All things have to come to a finish though, and so we found. We had night attacks, some three and four day route marches, even a recruiting march through Barking and its neighbourhood, we did our shooting tests, got through our bayonet exercises, had battalion drill in the early mornings, with a fair amount of ceremonial drill thrown in as a makeweight, and then came the rumor that a real big move was to be made, such a move that the departure for the Front could not be long
This was the move to Clipstone Camp for brigade training. We had heard so many rumors previously that we did not believe this, the latest, at first. But it was correct, and at last the Battalion, formed up in hollow square, was found on the parade ground at Grey Towers, where the Rector of Hornchurch bade us God speed and good cheer.
A few days later the Battalion, leaving two companies behind as depot companies, entrained at Hornchurch for the new camp at Clipstone.
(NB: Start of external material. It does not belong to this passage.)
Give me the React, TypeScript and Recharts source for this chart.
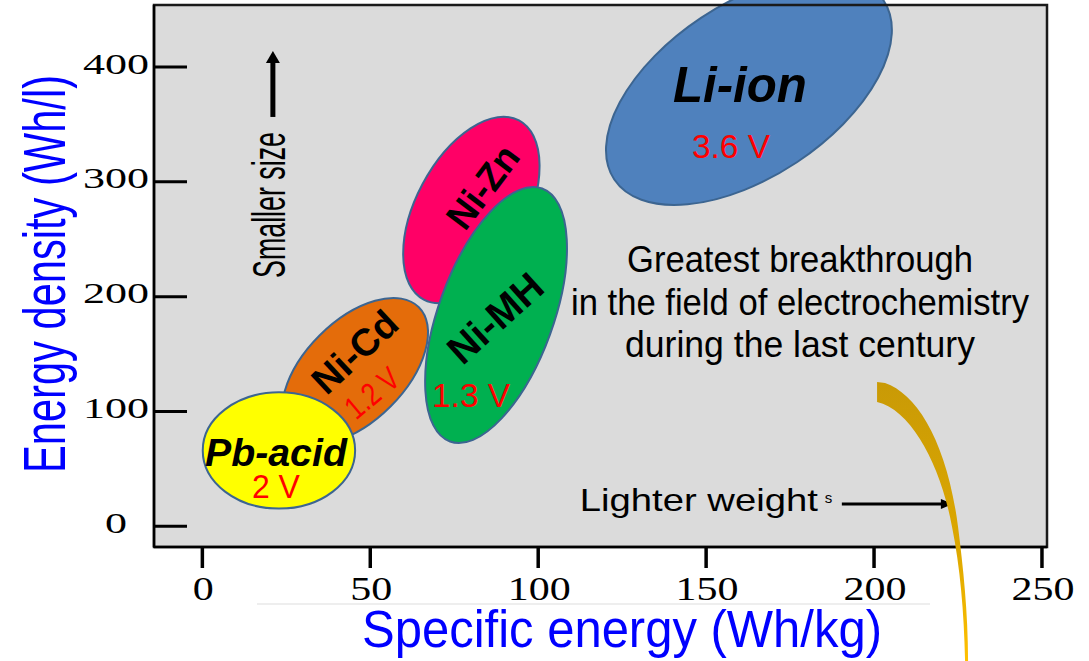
import React from 'react';
import { ScatterChart, Scatter, XAxis, YAxis, CartesianGrid, ReferenceArea, ReferenceDot } from 'recharts';

const W = 1089;
const H = 661;
const SANS = '"Liberation Sans", Arial, Helvetica, sans-serif';
const SERIF = '"Liberation Serif", "Times New Roman", Times, serif';

// battery chemistries, back to front
const batteries = ['Li-ion', 'Ni-Zn', 'Ni-MH', 'Ni-Cd', 'Pb-acid'];
const voltages = ['3.6 V', '', '1.3 V', '1.2 V', '2 V'];
// ranges (Wh/kg, Wh/l)
const specEnergyMin = [120.2, 59.7, 66.3, 24.0, 0.2];
const specEnergyMax = [205.3, 100.5, 108.6, 66.9, 45.4];
const energyDensMin = [279.8, 194.5, 72.6, 70.8, 15.1];
const energyDensMax = [480.1, 356.5, 295.5, 199.7, 117.0];

const xTicks = [0, 50, 100, 150, 200, 250];
const yTicks = [0, 100, 200, 300, 400];
const X_DOMAIN: [number, number] = [-14.4, 251.5];
const Y_DOMAIN: [number, number] = [-18, 454];

// annotation anchors (data units)
const smallerSizeAt = { x: 21.0, y: 356.5 };
const lighterWeightAt = { x: 112.4, y: 13.35 };
const breakthroughAt = { x: 177.95, y: 184.0 };
const swooshAt = { x: 200.9, y: 125.7 };
const breakthroughLines = ['Greatest breakthrough', 'in the field of electrochemistry', 'during  the last century'];

// looks
const fills = ['#4F81BD', '#FF0066', '#00B050', '#E46C0A', '#FFFF00'];
const tilts = [33.6, 62, 70, 45, 0];
const ratios = [0.536, 0.545, 0.426, 0.556, 0.763];
const nameStyle = [
  { dx: -9, dy: -5, rot: 0, size: 50, len: 134, italic: true },
  { dx: 11.5, dy: -23, rot: -53, size: 38, len: 94, italic: false },
  { dx: -1, dy: 3, rot: -42, size: 40, len: 113, italic: false },
  { dx: 0, dy: -19, rot: -43, size: 38, len: 102, italic: false },
  { dx: -3, dy: 2.5, rot: 0, size: 38, len: 142, italic: true },
];
const voltStyle = [
  { dx: -18, dy: 56, rot: 0, size: 34, len: 78 },
  null,
  { dx: -25, dy: 80, rot: 0, size: 34, len: 78 },
  { dx: 17, dy: 22, rot: -40, size: 32, len: 60 },
  { dx: -3, dy: 35.5, rot: 0, size: 34, len: 48 },
];

const labelPoints = batteries.map((name, i) => ({
  name,
  idx: i,
  volt: voltages[i],
  x: (specEnergyMin[i] + specEnergyMax[i]) / 2,
  y: (energyDensMin[i] + energyDensMax[i]) / 2,
}));

const ellipseShape = (i: number) => (p: any) => {
  const cx = p.x + p.width / 2;
  const cy = p.y + p.height / 2;
  const hw = Math.abs(p.width) / 2;
  const hh = Math.abs(p.height) / 2;
  const r = ratios[i];
  const a = Math.sqrt((hw * hw + hh * hh) / (1 + r * r));
  return (
    <ellipse
      cx={cx}
      cy={cy}
      rx={a}
      ry={a * r}
      transform={`rotate(${-tilts[i]} ${cx} ${cy})`}
      fill={fills[i]}
      stroke="#3C6591"
      strokeWidth={2}
    />
  );
};

const BatteryLabel = (p: any) => {
  const { cx, cy, payload } = p;
  const i = payload.idx;
  const n = nameStyle[i];
  const v = voltStyle[i];
  const nx = cx + n.dx;
  const ny = cy + n.dy;
  return (
    <g>
      <text x={nx} y={ny} textAnchor="middle" dominantBaseline="central" fontFamily={SANS}
        fontWeight="bold" fontStyle={n.italic ? 'italic' : 'normal'} fontSize={n.size}
        textLength={n.len} lengthAdjust="spacingAndGlyphs" fill="#000"
        transform={`rotate(${n.rot} ${nx} ${ny})`}>{payload.name}</text>
      {v && (
        <text x={cx + v.dx} y={cy + v.dy} textAnchor="middle" dominantBaseline="central" fontFamily={SANS}
          fontSize={v.size} textLength={v.len} lengthAdjust="spacingAndGlyphs" fill="#FF0000"
          transform={`rotate(${v.rot} ${cx + v.dx} ${cy + v.dy})`}>{payload.volt}</text>
      )}
    </g>
  );
};

const YTick = (p: any) => {
  const { x, y, payload } = p;
  const s = String(payload.value);
  return (
    <g>
      <line x1={x} x2={x + 33} y1={y} y2={y} stroke="#000" strokeWidth={3} />
      <text x={x - 38} y={y - 4} textAnchor="middle" dominantBaseline="central" fontFamily={SERIF}
        fontSize={30} textLength={s.length * 22} lengthAdjust="spacingAndGlyphs" fill="#000">{s}</text>
    </g>
  );
};

const XTick = (p: any) => {
  const { x, y, payload } = p;
  const s = String(payload.value);
  return (
    <g>
      <line x1={x} x2={x} y1={y} y2={y + 21} stroke="#000" strokeWidth={3.5} />
      <text x={x + 1} y={y + 53} textAnchor="middle" fontFamily={SERIF} fontSize={33}
        textLength={s.length * 21} lengthAdjust="spacingAndGlyphs" fill="#000">{s}</text>
    </g>
  );
};

const XTitle = (p: any) => {
  const vb = p.viewBox || { x: 154, y: 547, width: 893, height: 114 };
  const cx = vb.x + vb.width / 2 + 21.5;
  return (
    <g>
      <line x1={vb.x + 103} x2={vb.x + 776} y1={vb.y + 57} y2={vb.y + 57} stroke="#E8E8E8" strokeWidth={1.5} />
      <text x={cx} y={vb.y + 100} textAnchor="middle" fontFamily={SANS} fontSize={51}
        textLength={520} lengthAdjust="spacingAndGlyphs" fill="#0000FF">Specific energy (Wh/kg)</text>
    </g>
  );
};

const YTitle = (p: any) => {
  const vb = p.viewBox || { x: 0, y: 5, width: 154, height: 542 };
  const tx = vb.x + 65;
  const ty = vb.y + vb.height / 2 - 2;
  return (
    <text x={tx} y={ty} textAnchor="middle" fontFamily={SANS} fontSize={60}
      textLength={398} lengthAdjust="spacingAndGlyphs" fill="#0000FF"
      transform={`rotate(-90 ${tx} ${ty})`}>Energy density (Wh/l)</text>
  );
};

const SmallerSize = (p: any) => {
  const { cx, cy } = p;
  const tx = cx + 12;
  const ty = cy + 88;
  return (
    <g>
      <line x1={cx} x2={cx} y1={cy} y2={cy - 56} stroke="#000" strokeWidth={5} />
      <polygon points={`${cx - 7},${cy - 54} ${cx + 7},${cy - 54} ${cx},${cy - 66}`} fill="#000" />
      <text x={tx} y={ty} textAnchor="middle" fontFamily={SANS} fontSize={47}
        textLength={146} lengthAdjust="spacingAndGlyphs" fill="#000"
        transform={`rotate(-90 ${tx} ${ty})`}>Smaller size</text>
    </g>
  );
};

const LighterWeight = (p: any) => {
  const { cx, cy } = p;
  return (
    <g>
      <text x={cx} y={cy} fontFamily={SANS} fontSize={32} textLength={238}
        lengthAdjust="spacingAndGlyphs" fill="#000">Lighter weight</text>
      <text x={cx + 245} y={cy - 8} fontFamily={SANS} fontSize={15} fill="#000">s</text>
      <line x1={cx + 262} x2={cx + 364} y1={cy - 7} y2={cy - 7} stroke="#000" strokeWidth={3} />
      <polygon points={`${cx + 361},${cy - 12} ${cx + 361},${cy - 2} ${cx + 373},${cy - 7}`} fill="#000" />
    </g>
  );
};

const Breakthrough = (p: any) => {
  const { cx, cy } = p;
  const lens = [346, 458, 350];
  const dys = [-43, 0, 42];
  return (
    <g>
      {breakthroughLines.map((t, i) => (
        <text key={t} x={cx} y={cy + dys[i]} textAnchor="middle" fontFamily={SANS} fontSize={37}
          textLength={lens[i]} lengthAdjust="spacingAndGlyphs" fill="#000">{t}</text>
      ))}
    </g>
  );
};

const Swoosh = (p: any) => {
  const { cx, cy } = p;
  const q = (dx: number, dy: number) => `${cx + dx},${cy + dy}`;
  const d =
    `M${q(0, 0)} L${q(8, 1)} C${q(40, 12)} ${q(70, 60)} ${q(81, 145)} ` +
    `C${q(86, 185)} ${q(91, 230)} ${q(91, 279)} L${q(88, 279)} ` +
    `C${q(87, 230)} ${q(83, 185)} ${q(75, 145)} C${q(64, 85)} ${q(35, 28)} ${q(0, 20)} Z`;
  return (
    <g>
      <defs>
        <linearGradient id="swooshGrad" x1="0" y1="0" x2="0" y2="1">
          <stop offset="0" stopColor="#C99A06" />
          <stop offset="0.6" stopColor="#DDA800" />
          <stop offset="1" stopColor="#FFC000" />
        </linearGradient>
      </defs>
      <path d={d} fill="url(#swooshGrad)" />
    </g>
  );
};

export default function App() {
  return (
    <div style={{ position: 'absolute', left: 0, top: 0, background: '#fff' }}>
      <ScatterChart width={W} height={H} margin={{ top: 5, right: 42, bottom: 0, left: 0 }}>
        <CartesianGrid fill="#DBDBDB" horizontal={false} vertical={false} />
        <XAxis type="number" dataKey="x" domain={X_DOMAIN} ticks={xTicks} interval={0} allowDataOverflow
          height={114} tickSize={0} tickMargin={0} tickLine={false} tick={XTick}
          axisLine={{ stroke: '#000', strokeWidth: 2.5 }} label={{ content: XTitle }} />
        <YAxis type="number" dataKey="y" domain={Y_DOMAIN} ticks={yTicks} interval={0} allowDataOverflow
          width={154} tickSize={0} tickMargin={0} tickLine={false} tick={YTick}
          axisLine={{ stroke: '#000', strokeWidth: 2.5 }} label={{ content: YTitle }} />
        {batteries.map((b, i) => (
          <ReferenceArea key={b} x1={specEnergyMin[i]} x2={specEnergyMax[i]} y1={energyDensMin[i]}
            y2={energyDensMax[i]} ifOverflow="hidden" shape={ellipseShape(i)} />
        ))}
        <ReferenceArea x1={X_DOMAIN[0]} x2={X_DOMAIN[1]} y1={Y_DOMAIN[0]} y2={Y_DOMAIN[1]}
          ifOverflow="visible" fill="none" fillOpacity={0} stroke="#1a1a1a" strokeWidth={2.5} />
        <Scatter data={labelPoints} isAnimationActive={false} shape={BatteryLabel} />
        <ReferenceDot x={smallerSizeAt.x} y={smallerSizeAt.y} r={0} shape={SmallerSize} />
        <ReferenceDot x={lighterWeightAt.x} y={lighterWeightAt.y} r={0} shape={LighterWeight} />
        <ReferenceDot x={breakthroughAt.x} y={breakthroughAt.y} r={0} shape={Breakthrough} />
        <ReferenceDot x={swooshAt.x} y={swooshAt.y} r={0} shape={Swoosh} />
      </ScatterChart>
    </div>
  );
}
There it went through brigade training, was equipped with its regimental transport, and afterwards moved to Candahar Barracks, Tidworth, to undergo divisional training with the 33rd Division, of which it formed a part.
Finally, after being reviewed with the Division by Queen Mary, acting in place of His Majesty the King, who was suffering from his accident sustained in France, all was in readiness for the next and biggest move of all.